Rescuers bang on drill; attempts met with silence

'I am very disappointed at our pace,' Robert Murray, co-owner of the Crandall Canyon mine, said of the rescue effort. He said workers had progressed 650 feet out of a distance of 2,000 feet. "I am very disappointed at our pace," Robert Murray, co-owner of the Crandall Canyon mine, said of the rescue effort. He said workers had progressed 650 feet out of a distance of 2,000 feet. (Douglas C. Pizac/Associated Press)

HUNTINGTON, Utah -- A video camera lowered into a mine where six miners have been missing for more than five days shows "survivable space," a federal official said yesterday, but attempts to signal the miners were met by silence.

The void found by a camera lowered into a new hole showed an intact ceiling over 2 1/2 feet of rubble mixed with water, said Richard Stickler, head of the Mine Safety and Health Administration

"We do have a 5 1/2-foot void. We have not lost the space where the miners could be located," he said.

After the nearly 9-inch-wide hole was drilled into the void, rescuers banged on the drill steel to signal the miners. There was no response.

"It was heartbreaking," said mine geologist Mike Glasson, who was on the mountain when the drill rig crew fell silent to listen for a response from far below.

But, Glasson said, "We did not lose confidence in what we are doing up there. Not one bit."

The camera was then put down and encountered trouble because 10 gallons of ground water a minute was flowing down the hole into the vast space below, Stickler said. It affected one of the camera's lenses, compromising performance.

Nonetheless, he said, "We found survivable space."

The camera was withdrawn so a steel casing could be inserted in the well to protect the camera from the water.

A smaller hole about three inches wide that was drilled into the mine earlier was being used to pump oxygen into the void. Sampling of air in that hole had found oxygen levels too low for survival.

The two holes are 130 feet apart. The void is 1,868 feet below the drill rigs.
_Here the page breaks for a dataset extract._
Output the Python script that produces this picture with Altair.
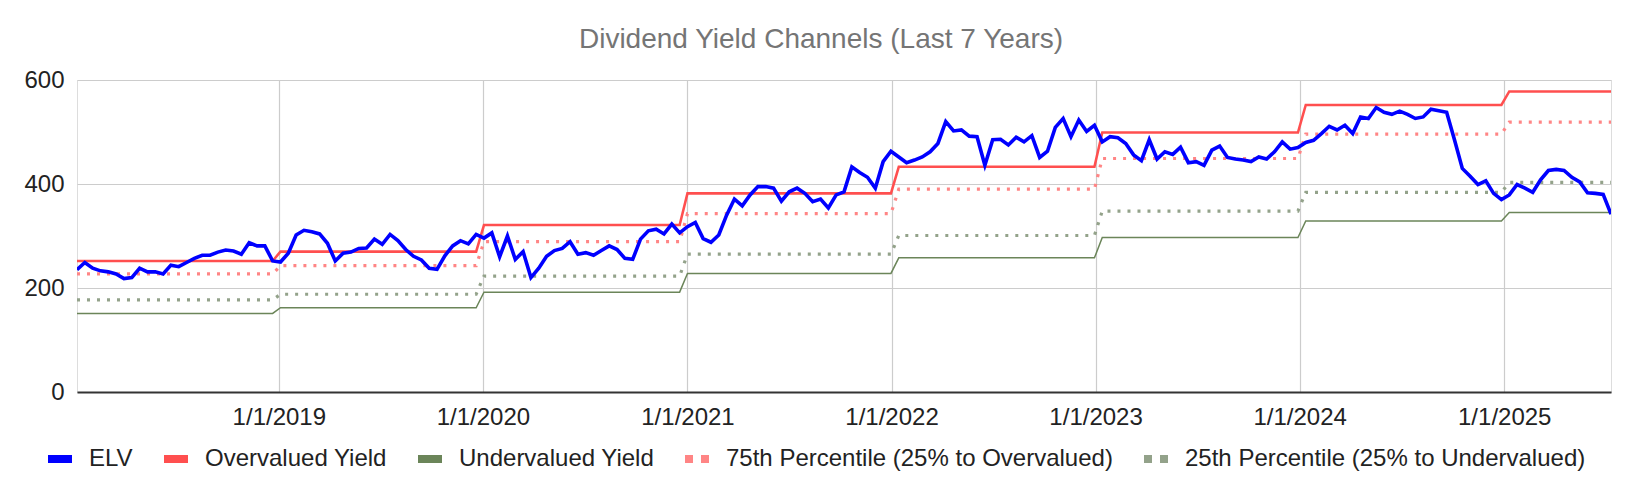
import altair as alt
import pandas as pd

FONT = "Liberation Sans"

SOLID_SERIES = ["ELV", "Overvalued Yield", "Undervalued Yield"]
SOLID_COLORS = ["#0000ff", "#ff4f4f", "#6b8559"]
DOT_SERIES = ["75th Percentile (25% to Overvalued)", "25th Percentile (25% to Undervalued)"]
DOT_COLORS = ["#ff8585", "#93a28a"]

# biweekly observations, first on 2018-01-05
START = "2018-01-05"

elv = [
    # 2018
    235, 249, 238, 233, 231, 227, 218, 220, 238, 231, 231, 227, 244, 241, 249, 257, 263, 263, 269, 273, 271, 265, 287, 281, 281, 252,
    # 2019
    250, 267, 302, 311, 308, 304, 286, 252, 267, 269, 276, 277, 294, 284, 303, 291, 274, 261, 254, 238, 236, 262, 281, 291, 285, 303,
    # 2020
    296, 306, 260, 300, 255, 270, 220, 238, 261, 272, 276, 289, 265, 268, 263, 272, 281, 274, 257, 255, 294, 310, 313, 304, 323, 306,
    # 2021
    318, 326, 295, 288, 302, 340, 371, 358, 379, 395, 395, 392, 367, 385, 392, 382, 366, 371, 354, 379, 385, 433, 422, 413, 392, 443, 463,
    # 2022
    452, 441, 446, 452, 462, 478, 520, 502, 504, 492, 491, 436, 485, 486, 475, 490, 481, 493, 451, 463, 509, 526, 491, 523, 501, 513,
    # 2023
    481, 491, 489, 478, 456, 445, 485, 448, 462, 457, 471, 441, 443, 436, 465, 473, 451, 448, 446, 443, 452, 448, 462, 481, 467, 470,
    # 2024
    480, 484, 497, 511, 504, 513, 497, 529, 526, 547, 538, 534, 540, 534, 526, 529, 544, 541, 538, 485, 430, 415, 399, 406, 382, 370,
    # 2025
    379, 399, 392, 384, 408, 426, 428, 426, 413, 404, 383, 382, 380, 342,
]

# yearly channel levels, 2018 .. 2025
years = [2018, 2019, 2020, 2021, 2022, 2023, 2024, 2025]
overvalued = [252, 270, 321, 382, 433, 499, 552, 578]
undervalued = [151, 162, 192, 228, 258, 297, 329, 345]
pct75 = [227, 243, 289, 343, 390, 449, 496, 519]
pct25 = [177, 188, 223, 265, 301, 348, 384, 403]

x_ticks = [2019, 2020, 2021, 2022, 2023, 2024, 2025]
y_ticks = [0, 200, 400, 600]

dates = pd.date_range(START, periods=len(elv), freq="14D")
date_str = [d.strftime("%Y-%m-%d") for d in dates]


def step_frame(names, levels):
    rows = []
    for name, lv in zip(names, levels):
        m = dict(zip(years, lv))
        for d, ds in zip(dates, date_str):
            rows.append({"date": ds, "value": m[d.year], "series": name, "style": name})
    return pd.DataFrame(rows)


solid_steps_df = step_frame(SOLID_SERIES[1:], [overvalued, undervalued])
dot_steps_df = step_frame(DOT_SERIES, [pct75, pct25])
elv_df = pd.DataFrame({"date": date_str, "value": elv,
                       "series": SOLID_SERIES[0], "style": SOLID_SERIES[0]})

stroke_scale = alt.Scale(domain=SOLID_SERIES, range=SOLID_COLORS)
solid_width = alt.Scale(domain=SOLID_SERIES, range=[3.6, 1.5, 1.5])
dot_scale = alt.Scale(domain=DOT_SERIES, range=DOT_COLORS)
dot_width = alt.Scale(domain=DOT_SERIES, range=[3.2, 3.2])
dot_dash = alt.Scale(domain=DOT_SERIES, range=[[3, 7], [3, 7]])

# legend swatches: a bar, and two squares built from short pieces
SOLID_PATH = "M-1,0H1"
DOT_PATH = ("M-1,0H-0.75M-0.75,0H-0.5M-0.5,0H-0.333"
            "M0.333,0H0.583M0.583,0H0.833M0.833,0H1")


def make_legend(x, path):
    return alt.Legend(
        title=None,
        orient="none",
        legendX=x,
        legendY=363,
        direction="horizontal",
        columns=3,
        padding=0,
        symbolType=path,
        symbolSize=576,
        symbolStrokeWidth=8,
        labelFont=FONT,
        labelFontSize=24,
        labelColor="#222222",
        labelOffset=13,
        labelLimit=1000,
        columnPadding=15,
    )


legend_solid = make_legend(-33, SOLID_PATH)
legend_dot = make_legend(604, DOT_PATH)

x_enc = alt.X(
    "date:T",
    title=None,
    axis=alt.Axis(
        values=[alt.DateTime(year=y, month=1, date=1) for y in x_ticks],
        format="%-m/%-d/%Y",
        grid=True,
        gridColor="#cccccc",
        gridWidth=1.2,
        ticks=False,
        tickSize=0,
        domainColor="#333333",
        domainWidth=2,
        labelFont=FONT,
        labelFontSize=24,
        labelColor="#222222",
        labelPadding=13,
    ),
)
y_enc = alt.Y(
    "value:Q",
    title=None,
    scale=alt.Scale(domain=[0, 600], nice=False),
    axis=alt.Axis(
        values=y_ticks,
        grid=True,
        gridColor="#cccccc",
        gridWidth=1.2,
        domain=False,
        ticks=False,
        tickSize=0,
        labelFont=FONT,
        labelFontSize=24,
        labelColor="#222222",
        labelPadding=13,
    ),
)

dotted = alt.Chart(dot_steps_df).mark_line(clip=True).encode(
    x=x_enc,
    y=y_enc,
    color=alt.Color("series:N", scale=dot_scale, legend=legend_dot),
    strokeWidth=alt.StrokeWidth("style:N", scale=dot_width, legend=None),
    strokeDash=alt.StrokeDash("style:N", scale=dot_dash, legend=None),
)

solid = alt.Chart(solid_steps_df).mark_line(clip=True).encode(
    x=x_enc,
    y=y_enc,
    stroke=alt.Stroke("series:N", scale=stroke_scale, legend=legend_solid),
    strokeWidth=alt.StrokeWidth("style:N", scale=solid_width, legend=None),
)

elv_line = alt.Chart(elv_df).mark_line(clip=True).encode(
    x=x_enc,
    y=y_enc,
    stroke=alt.Stroke("series:N", scale=stroke_scale, legend=legend_solid),
    strokeWidth=alt.StrokeWidth("style:N", scale=solid_width, legend=None),
)

chart = (
    alt.layer(dotted, solid, elv_line)
    .resolve_scale(strokeWidth="independent")
    .properties(
        width=1534,
        height=312,
        autosize=alt.AutoSizeParams(type="none"),
        padding={"left": 69, "top": 72, "right": 17, "bottom": 94},
        title=alt.TitleParams(
            "Dividend Yield Channels (Last 7 Years)",
            font=FONT,
            fontSize=28,
            fontWeight="normal",
            color="#757575",
            anchor="middle",
            baseline="bottom",
            offset=13,
            dx=-23,
            dy=27,
        ),
    )
    .configure_view(stroke=None)
    .configure(background="white")
)

chart.save("out.html", embed_options={"renderer": "svg", "actions": False})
The men were more than 3 miles inside the remote mine at the time of the thunderous collapse Monday. Efforts to reach them through the horizontal main tunnels have been slowed by fallen rock and by ground movements that require extensive installation of roof and wall supports to keep rescuers safe.

Robert Murray, head of Murray Energy Corp. and co-owner of the mine, said workers had progressed 650 feet through rubble out of a distance of 2,000 feet.

"The rescue effort itself, I am very disappointed at our pace," Murray said, asserting, however, that no mistakes had been made.

The findings from the camera were announced after officials met to inform the miners' families and show them videotape from the camera.

"It's remarkable and wonderful how they are holding up," said Murray.

The brother of missing miner Don Erickson expressed frustration at the news.

"We don't know anything," Terry Erickson said. "It's just the same stuff that's on TV. I'm getting tired of hearing it."

Authorities have said it could take about a week to reach the miners through the tunnels.

Tomas Hernandez, uncle of miner Luis Hernandez, 23, said his family was not optimistic.

"I think with so much time passing we are losing hope," he said, but added that his nephew's wife was trying to keep hers.

"She's very sad and she's hurting about what's happening. As a wife she has to have hope," he said.

"No good news," said Maria Buenrostro, sister of miner Manuel Sanchez, 41, as she drove away from a school where families were briefed.

The mining crew also included Carlos Payan, in his 20s; Kerry Allred, 57; and Brandon Phillips, 24.